C’est encore Langlois qui imprime en couleurs les planches de l’Histoire des oiseaux de paradis de François Levaillant, gravées d’après les remarquables gouaches aquarellées de Jacques Barraband (1768-1809), peintre des manufactures des Gobelins et de Sèvres. Comme dans l’ouvrage d’Audebert, une infime partie triangulaire de la pupille des oiseaux est laissée en blanc, pour donner de la vivacité au regard.

Au tout début du XIXème siècle, « c’est à Paris que l’impression en couleurs atteignit le summum de sa perfection ». (7).

Les lithographies de John Gould

Le procédé lithographique, ou gravure sur pierre calcaire, est découvert en 1796 par Senefelder. En 1837, Godefroy Engelmann met au point la lithographie en couleurs, ou chromolithographie. C’est par la chromolithographie, nécessitant le passage successif de plusieurs pierres enduites de couleurs primaires et parfaitement calées sur la presse que John Gould illustre ses nombreuses monographies – qui ne comportent pas moins de 2999 planches, publiées en plus de 40 ans. Les lithographies sont ensuite rehaussées de gouache appliquée au pinceau.

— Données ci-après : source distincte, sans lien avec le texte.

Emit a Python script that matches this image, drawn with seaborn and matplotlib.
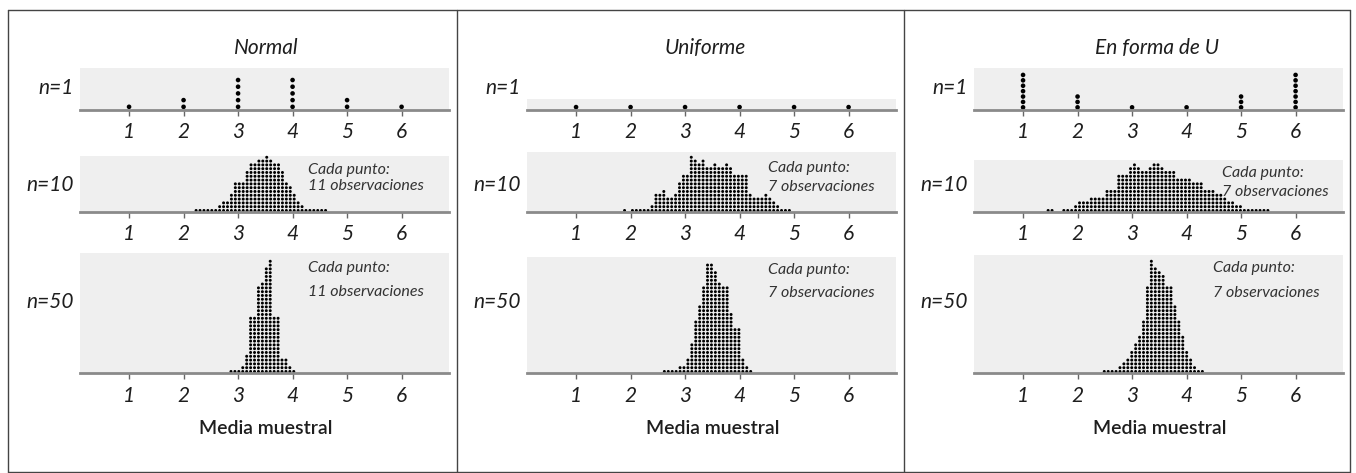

Ses cinq forts volumes des Birds of Great Britain, assurément le plus bel ouvrage sur les oiseaux du royaume, sont empreints du goût du public anglais du milieu XIXème, que Gould, brillant homme d’affaires, souhaite satisfaire. « Le phénomène John Gould – car c’est un vrai phénomène - ne s’explique que dans le cadre économique et culturel de l’Angleterre victorienne, devenue la plus grande puissance du monde. La noblesse y était nombreuse et fort riche, la haute bourgeoisie si cossue qu’elle pouvait rivaliser avec la première en pompe et en magnificence ». (8)

(1) Ronsil : L’art français dans le livre d’oiseaux, page 13.
(2) Ronsil : L’art français dans le livre d’oiseaux, page 21.
(3) Balis : Merveilleux plumages, page 27.
(4) Philosophical Transactions of the Royal Society of London for the Improvement of Natural Knowledge, vol XLV, Jan.1748. Page 304.
(5) Philosophical Transactions of the Royal Society of London for the Improvement of Natural Knowledge, vol XLV, Jan.1748. Pages 304-320.
(6) Nouveau dictionnaire d’histoire naturelle par une société de naturalistes et d’agriculteurs, Paris, 1803-1804.
(7) Ronsil : L’art français dans le livre d’oiseaux, page 34.
(8) Balis : Merveilleux plumages, page 123.